Team FC
One of Christopher Nolan’s most staggering achievements – a thudding, thrilling, tremendously intimate story about a scientist who sometimes can’t see his own greatness, often can’t see past it, and tragically, can’t persuade people to believe him when he does.
Set in the 1920s, Killers of the Flower Moon is about a dark period of modern American history when the Osage Indians discovered oil on their land and became the richest people per capita in the world. Soon after, the Osage were killed, manipulated and swindled by white Americans.
Asteroid City might be one of Wes Anderson’s most vulnerable films, but it’s also his hardest to untangle, lending itself much more easily to being felt rather than understood. Its characters exist in a movie about a television programme about a play.
Across the Spider-Verse refuses to adhere to the idea that every hero's journey must follow the same arc, and in doing so, insists on breaking the canon at a time when other superhero movies are trying to establish it.
Kelly Fremon Craig nails the angst and awkwardness of adolescence in Are you There God? It’s Me, Margaret. The film is a timeless, loving ode to the universal feminine experience.
Bookended by two departures, Celine Song’s delicate debut film Past Lives, in which a woman finds herself torn between two men, is less about the longing for someone you moved away from and more about the version of yourself that you left behind with them.
Nimona reveals itself to be a poignant and powerful story about fear, manipulation, ignorance and hope. However, its greatest strength is that even without overthinking, Nimona is a joy to watch.

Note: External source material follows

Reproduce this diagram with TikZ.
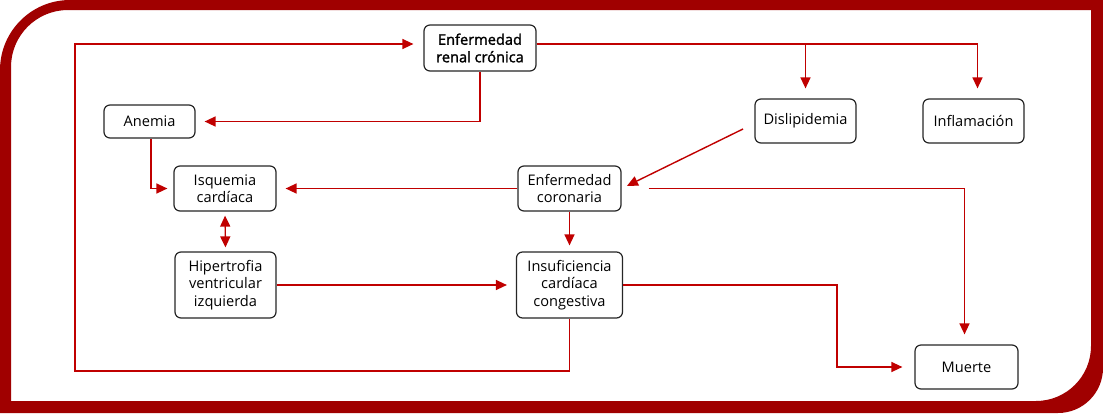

The premise is familiar: The hunter becomes the hunted, becomes the hunter. But hidden within this film’s clichéd heart is a self-reflexive – and strangely poignant – relationship with storytelling.
The cinematography is vibrant and quirky, from the use of the fish-eye to the dynamic visual re-enactment of narrated anecdotes. Stylish, funny and hopeful, Rye Lane is arguably one of the best modern rom-coms we’ve seen in a while.
A sleek, twisty relationship drama about the secretive thrill of a workplace affair morphs into a psychological thriller fuelled by the prickly insecurity of having to report to your partner in Chloe Domont’s Fair Play.